Neste novo ciclo governativo importava por isso uma forte aposta na tutela governativa deste setor. Contudo, e para espanto de todos nós, António Costa nomeou Pedro Adão e Silva para tutelar a pasta! Se já nos espantava a falta de ligação ao setor cultural, há uma dimensão da opinião pública de Adão e Silva que não podemos ignorar: a sua posição relativamente às touradas.

Ao longo dos anos vimos o agora ministro da Cultura afirmar que “não gostava de viver num país sem taxistas e sem touradas”, criticando a sua antecessora Graça Fonseca quando afirmou que “as touradas são uma questão civilizacional”, dizendo que a então ministra da Cultura cometeu “um erro e uma imprudência” ao condenar a tauromaquia por uma questão “civilizacional” e ainda que “o Partido Socialista deve ter uma postura tolerante e aberta em relação aos comportamentos de todos, mesmo os que tem dificuldade em compreender”. Na verdade, aquilo que temos dificuldade em compreender é que, em pleno séc. XXI, se tenha tanta tolerância com uma atividade que consiste em provocar, deliberadamente, sofrimento aos animais.
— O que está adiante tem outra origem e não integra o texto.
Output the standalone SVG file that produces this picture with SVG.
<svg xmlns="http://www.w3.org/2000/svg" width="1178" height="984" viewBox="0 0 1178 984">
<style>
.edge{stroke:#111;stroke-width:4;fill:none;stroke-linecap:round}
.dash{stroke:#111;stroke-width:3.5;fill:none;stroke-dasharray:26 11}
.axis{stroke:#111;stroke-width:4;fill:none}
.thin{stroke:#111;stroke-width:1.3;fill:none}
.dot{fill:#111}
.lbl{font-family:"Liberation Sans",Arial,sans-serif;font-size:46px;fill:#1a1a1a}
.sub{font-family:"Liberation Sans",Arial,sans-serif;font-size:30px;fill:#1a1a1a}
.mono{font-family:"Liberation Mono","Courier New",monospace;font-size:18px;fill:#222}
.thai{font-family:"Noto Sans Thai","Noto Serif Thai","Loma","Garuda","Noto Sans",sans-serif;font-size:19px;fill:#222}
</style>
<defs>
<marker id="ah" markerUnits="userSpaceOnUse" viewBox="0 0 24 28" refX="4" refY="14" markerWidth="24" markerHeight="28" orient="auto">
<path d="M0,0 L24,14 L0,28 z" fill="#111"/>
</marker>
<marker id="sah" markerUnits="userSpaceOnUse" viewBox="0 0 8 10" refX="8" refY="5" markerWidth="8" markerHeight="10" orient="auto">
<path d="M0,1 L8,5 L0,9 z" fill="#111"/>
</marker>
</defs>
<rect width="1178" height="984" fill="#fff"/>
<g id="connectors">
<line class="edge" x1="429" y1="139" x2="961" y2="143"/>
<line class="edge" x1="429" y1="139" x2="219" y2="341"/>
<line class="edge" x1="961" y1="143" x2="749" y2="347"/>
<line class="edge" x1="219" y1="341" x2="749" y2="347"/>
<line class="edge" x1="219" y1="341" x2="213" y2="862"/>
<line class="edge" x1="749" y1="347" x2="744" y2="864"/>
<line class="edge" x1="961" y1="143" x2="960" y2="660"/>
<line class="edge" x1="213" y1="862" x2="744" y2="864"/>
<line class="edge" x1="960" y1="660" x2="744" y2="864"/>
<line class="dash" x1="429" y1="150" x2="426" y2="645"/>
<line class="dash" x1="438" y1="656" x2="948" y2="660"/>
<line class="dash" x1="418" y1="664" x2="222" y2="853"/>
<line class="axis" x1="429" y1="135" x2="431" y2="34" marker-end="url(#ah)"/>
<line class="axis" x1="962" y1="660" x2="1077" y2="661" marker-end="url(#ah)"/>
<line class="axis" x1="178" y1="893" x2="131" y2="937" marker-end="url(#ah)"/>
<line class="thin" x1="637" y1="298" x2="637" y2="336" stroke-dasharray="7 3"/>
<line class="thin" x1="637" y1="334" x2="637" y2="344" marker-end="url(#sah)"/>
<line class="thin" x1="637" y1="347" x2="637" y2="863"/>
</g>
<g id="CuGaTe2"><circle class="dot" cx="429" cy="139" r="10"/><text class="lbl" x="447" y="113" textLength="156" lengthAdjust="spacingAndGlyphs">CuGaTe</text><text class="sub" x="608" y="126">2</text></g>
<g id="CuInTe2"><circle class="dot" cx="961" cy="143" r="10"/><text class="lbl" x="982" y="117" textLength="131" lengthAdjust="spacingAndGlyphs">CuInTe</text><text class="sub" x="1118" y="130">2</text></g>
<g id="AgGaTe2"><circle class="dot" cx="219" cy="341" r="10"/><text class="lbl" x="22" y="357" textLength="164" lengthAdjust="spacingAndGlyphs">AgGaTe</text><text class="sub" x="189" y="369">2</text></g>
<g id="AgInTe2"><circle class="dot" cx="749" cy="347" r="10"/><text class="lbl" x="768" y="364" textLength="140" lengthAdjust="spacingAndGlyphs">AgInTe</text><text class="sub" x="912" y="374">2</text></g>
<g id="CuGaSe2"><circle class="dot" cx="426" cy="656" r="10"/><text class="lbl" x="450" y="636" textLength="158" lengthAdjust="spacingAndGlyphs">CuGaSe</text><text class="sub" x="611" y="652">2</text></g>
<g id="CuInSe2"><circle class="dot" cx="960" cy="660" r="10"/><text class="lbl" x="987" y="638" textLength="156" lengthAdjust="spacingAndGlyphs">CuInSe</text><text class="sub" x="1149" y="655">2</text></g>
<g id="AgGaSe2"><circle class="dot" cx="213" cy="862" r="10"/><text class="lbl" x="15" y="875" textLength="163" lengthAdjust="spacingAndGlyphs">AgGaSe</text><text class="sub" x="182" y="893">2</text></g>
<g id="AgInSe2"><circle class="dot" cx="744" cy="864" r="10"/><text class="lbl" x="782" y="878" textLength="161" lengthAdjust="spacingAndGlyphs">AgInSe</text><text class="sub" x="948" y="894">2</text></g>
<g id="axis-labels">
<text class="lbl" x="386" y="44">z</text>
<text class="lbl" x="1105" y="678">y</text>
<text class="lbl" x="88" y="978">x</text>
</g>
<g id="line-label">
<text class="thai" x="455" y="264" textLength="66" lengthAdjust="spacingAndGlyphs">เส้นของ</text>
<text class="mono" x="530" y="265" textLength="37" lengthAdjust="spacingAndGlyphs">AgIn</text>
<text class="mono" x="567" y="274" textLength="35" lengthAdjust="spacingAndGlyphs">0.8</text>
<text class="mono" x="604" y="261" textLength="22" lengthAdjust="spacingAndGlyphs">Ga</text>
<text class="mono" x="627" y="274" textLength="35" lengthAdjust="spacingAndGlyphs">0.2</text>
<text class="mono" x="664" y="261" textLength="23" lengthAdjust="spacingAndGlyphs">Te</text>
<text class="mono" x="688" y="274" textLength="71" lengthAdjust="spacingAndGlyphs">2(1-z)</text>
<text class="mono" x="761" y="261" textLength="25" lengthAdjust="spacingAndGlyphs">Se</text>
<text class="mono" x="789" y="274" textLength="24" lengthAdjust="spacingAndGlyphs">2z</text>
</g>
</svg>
A perpetuação das touradas tem sido um erro histórico e, sim, civilizacional, que apesar da contestação social, o poder político tem tardado em corrigir.

Ao contrário da verdadeira cultura, dos artistas, dos técnicos de som e de luz e os demais profissionais que têm visto a sua atividade marcada pela precariedade e sazonalidade, as touradas têm sido largamente alimentadas por dinheiros públicos.

Não há dinheiro para o cinema, o teatro, a música, a dança, entre tantos exemplos, mas os nossos impostos são canalizados para um divertimento anacrónico que se baseia no maltrato e na crueldade contra animais, além da violência que lhe está associada e que resulta em vários feridos e mortos todos os anos.

Um setor que não gera riqueza para o país, nem postos de trabalho significativos, recebe mais de 17 milhões da PAC! Aos fundos comunitários juntam-se os milhões que são gastos por algumas câmaras municipais na recuperação de praças de touros ou na aquisição de bilhetes para touradas como aconteceu recentemente em Santarém, onde foram gastos dez mil euros dos contribuintes para atrair público para as touradas.

Em pleno coração de Lisboa, a praça de touros do Campo Pequeno beneficia de uma isenção de IMI que anualmente ascende a 12 milhões de euros! Repito, 12 milhões de euros!

Para além da imoralidade de se financiar esta atividade cruenta, a aposta neste setor em detrimento da verdadeira cultura do nosso país traduz um incompreensível atraso cultural e civilizacional.

Confesso que eu cá gostava de viver num país onde não se torturam animais na arena e ainda se procura elevar isso a espetáculo cultural. Gostaria que todas as pessoas pudessem ter, desde cedo, acesso a uma verdadeira fruição cultural e que essa fosse a aposta do Governo e das autarquias.

A governação é feita de opções políticas. O Governo terá de justificar se quer continuar a perpetuar a grotesca crueldade das touradas ou se vai canalizar os recursos públicos para verdadeiros artistas culturais. Só assim se poderá respeitar a cultura e, já agora, também a vida animal.

E mal vai a Cultura, se o seu ministro, agora empossado, não acabar por perceber tudo isto.